Ketua Bidang Pemerintahan dan Pendayagunaan Aparatur Asosiasi Pemerintah Kabupaten Seluruh Indonesia (Apkasi) Nikson Nababan mengatakan, realisasi pendapatan daerah sulit meningkat karena banyak kewenangan dari pemerintah kabupaten yang dihapus, seperti pemberian izin usaha tambang galian C yang ditarik ke pemerintah pusat.
Menurut Nikson, pengelolaan izin seharusnya diserahkan kepada pemda sebagai bentuk otonomi daerah. Pemda hanya perlu diawasi oleh lembaga negara, seperti Komisi Pemberantasan Korupsi (KPK), jika ada izin yang dipersulit. Ia yakin, jika kepala daerah diberi otonomi dalam mengelola daerahnya, maka pendapatan daerah akan cepat naik.
”Kewenangan (pemda) itu agar pelayanan ke masyarakat semakin kuat. Investor tinggal satu pintu langsung ke kepala daerah. Kan, bisa cepat sebenarnya. Kalau ditarik ke (pemerintah) pusat, jadi lama karena numpuk di pusat,” katanya.
Selain itu, lanjutnya, masih adanya proses tender dalam pengerjaan proyek membuat tidak semua keuntungan dirasakan oleh perusahaan di daerah setempat. Sebab, peserta tender ada yang berasal dari daerah lain. Padahal, tujuan dari APBD adalah agar perputaran uang digunakan di daerah setempat.
Ia berharap aturan tender dihapuskan. Aturan itu, menurut Nikson, juga membuat serapan APBD menjadi lambat karena prosesnya lama. Pemda baru bisa mengerjakan proyek tender pada Mei atau Juni sehingga proyek itu baru selesai pada Agustus atau September. ”Tender itu dihapus saja, biar penunjukan langsung.
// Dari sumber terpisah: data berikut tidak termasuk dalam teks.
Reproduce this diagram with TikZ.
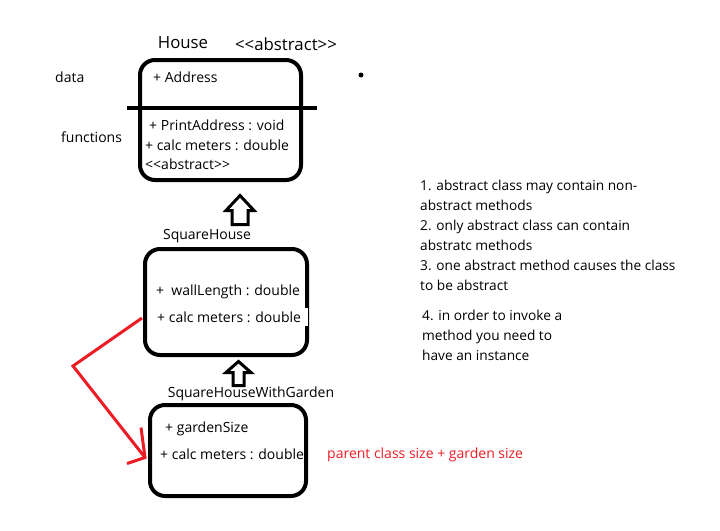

Jadi, persyaratannya saja diperketat,” ucapnya.
Selain diperketat persyaratannya, katanya, proses penunjukan langsung diawasi oleh KPK serta Badan Pengawasan Keuangan dan Pembangunan (BPKP). Ketika ada peringatan, perusahaan yang mengerjakan proyek langsung diganti.
Nikson menambahkan, serapan APBD terlambat juga disebabkan oleh anggaran yang diterima pemda setiap triwulan. Selain itu, barang baru diunggah di e-katalog pada April atau Mei sehingga pemda tidak bisa membeli barang sejak awal tahun. ”(Kalau) Misalnya Desember 2022 sudah di-upload, jadi Januari (2023) sudah pembelian,” ujarnya.
Menurut dia, jika masih menggunakan pola yang selama ini ada, pemda baru bisa mengerjakan proyek pada Mei atau Juni dan selesai paling cepat pada Agustus atau September. Bahkan, banyak proyek yang menumpuk pada Desember.